Exercise goal ▸
Give every line of the data again, unchanged, but with no pictures.

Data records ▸

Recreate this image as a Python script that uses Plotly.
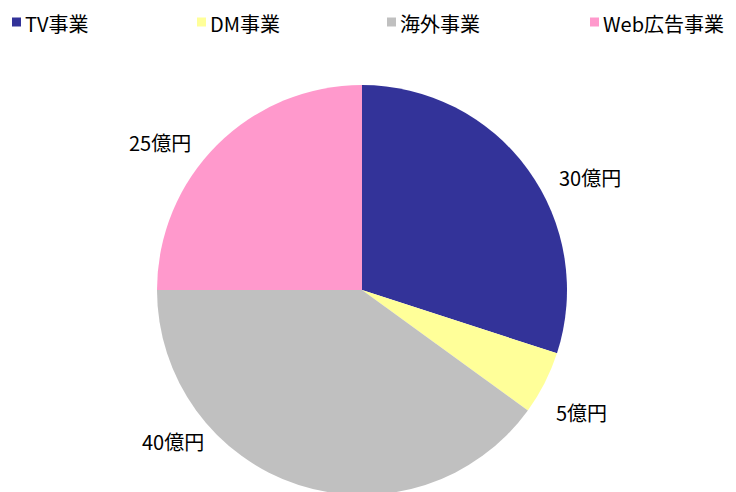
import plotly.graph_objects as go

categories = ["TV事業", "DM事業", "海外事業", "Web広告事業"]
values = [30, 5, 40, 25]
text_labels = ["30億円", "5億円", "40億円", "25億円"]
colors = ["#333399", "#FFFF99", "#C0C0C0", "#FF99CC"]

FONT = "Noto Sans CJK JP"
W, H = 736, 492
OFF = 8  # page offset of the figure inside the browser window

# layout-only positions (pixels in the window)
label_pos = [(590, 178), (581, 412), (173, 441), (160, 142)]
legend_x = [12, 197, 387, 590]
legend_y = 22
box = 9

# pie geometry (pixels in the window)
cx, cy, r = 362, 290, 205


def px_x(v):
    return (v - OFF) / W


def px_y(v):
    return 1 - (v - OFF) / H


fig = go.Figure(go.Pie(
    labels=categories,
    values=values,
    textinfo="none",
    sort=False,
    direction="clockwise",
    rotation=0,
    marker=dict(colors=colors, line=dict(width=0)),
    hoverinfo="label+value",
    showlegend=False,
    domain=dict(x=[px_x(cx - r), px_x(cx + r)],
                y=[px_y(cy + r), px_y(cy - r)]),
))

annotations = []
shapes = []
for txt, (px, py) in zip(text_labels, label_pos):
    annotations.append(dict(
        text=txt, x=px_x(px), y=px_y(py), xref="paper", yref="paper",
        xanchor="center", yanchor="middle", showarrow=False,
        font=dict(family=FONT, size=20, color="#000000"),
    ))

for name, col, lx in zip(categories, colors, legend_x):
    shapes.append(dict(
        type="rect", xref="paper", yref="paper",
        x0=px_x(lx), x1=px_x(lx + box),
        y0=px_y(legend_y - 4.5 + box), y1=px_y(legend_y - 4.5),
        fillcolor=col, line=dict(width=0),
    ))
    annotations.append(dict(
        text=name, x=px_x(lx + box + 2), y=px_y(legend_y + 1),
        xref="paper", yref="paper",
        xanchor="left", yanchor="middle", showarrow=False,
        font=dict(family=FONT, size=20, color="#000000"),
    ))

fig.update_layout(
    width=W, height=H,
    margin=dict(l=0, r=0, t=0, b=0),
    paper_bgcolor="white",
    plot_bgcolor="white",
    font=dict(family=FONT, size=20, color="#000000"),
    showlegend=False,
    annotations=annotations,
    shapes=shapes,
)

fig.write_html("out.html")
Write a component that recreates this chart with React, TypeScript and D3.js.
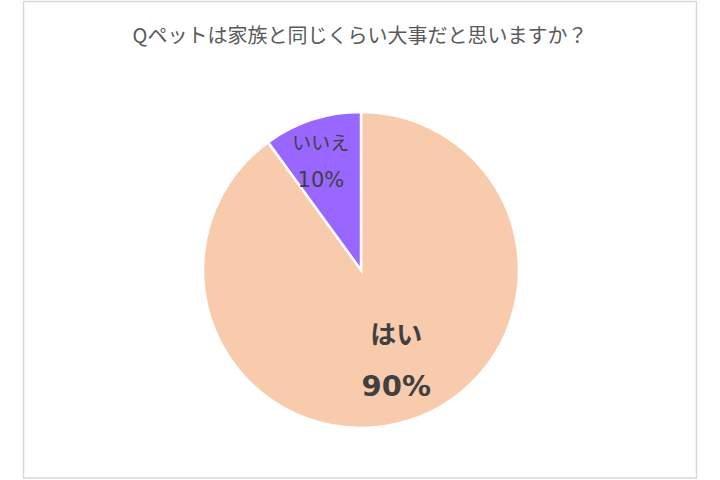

Written answer ▸
Recreate this image as a Python script that uses Plotly.
import plotly.graph_objects as go

categories = ["TV事業", "DM事業", "海外事業", "Web広告事業"]
values = [30, 5, 40, 25]
text_labels = ["30億円", "5億円", "40億円", "25億円"]
colors = ["#333399", "#FFFF99", "#C0C0C0", "#FF99CC"]

FONT = "Noto Sans CJK JP"
W, H = 736, 492
OFF = 8  # page offset of the figure inside the browser window

# layout-only positions (pixels in the window)
label_pos = [(590, 178), (581, 412), (173, 441), (160, 142)]
legend_x = [12, 197, 387, 590]
legend_y = 22
box = 9

# pie geometry (pixels in the window)
cx, cy, r = 362, 290, 205


def px_x(v):
    return (v - OFF) / W


def px_y(v):
    return 1 - (v - OFF) / H


fig = go.Figure(go.Pie(
    labels=categories,
    values=values,
    textinfo="none",
    sort=False,
    direction="clockwise",
    rotation=0,
    marker=dict(colors=colors, line=dict(width=0)),
    hoverinfo="label+value",
    showlegend=False,
    domain=dict(x=[px_x(cx - r), px_x(cx + r)],
                y=[px_y(cy + r), px_y(cy - r)]),
))

annotations = []
shapes = []
for txt, (px, py) in zip(text_labels, label_pos):
    annotations.append(dict(
        text=txt, x=px_x(px), y=px_y(py), xref="paper", yref="paper",
        xanchor="center", yanchor="middle", showarrow=False,
        font=dict(family=FONT, size=20, color="#000000"),
    ))

for name, col, lx in zip(categories, colors, legend_x):
    shapes.append(dict(
        type="rect", xref="paper", yref="paper",
        x0=px_x(lx), x1=px_x(lx + box),
        y0=px_y(legend_y - 4.5 + box), y1=px_y(legend_y - 4.5),
        fillcolor=col, line=dict(width=0),
    ))
    annotations.append(dict(
        text=name, x=px_x(lx + box + 2), y=px_y(legend_y + 1),
        xref="paper", yref="paper",
        xanchor="left", yanchor="middle", showarrow=False,
        font=dict(family=FONT, size=20, color="#000000"),
    ))

fig.update_layout(
    width=W, height=H,
    margin=dict(l=0, r=0, t=0, b=0),
    paper_bgcolor="white",
    plot_bgcolor="white",
    font=dict(family=FONT, size=20, color="#000000"),
    showlegend=False,
    annotations=annotations,
    shapes=shapes,
)

fig.write_html("out.html")
Write a component that recreates this chart with React, TypeScript and D3.js.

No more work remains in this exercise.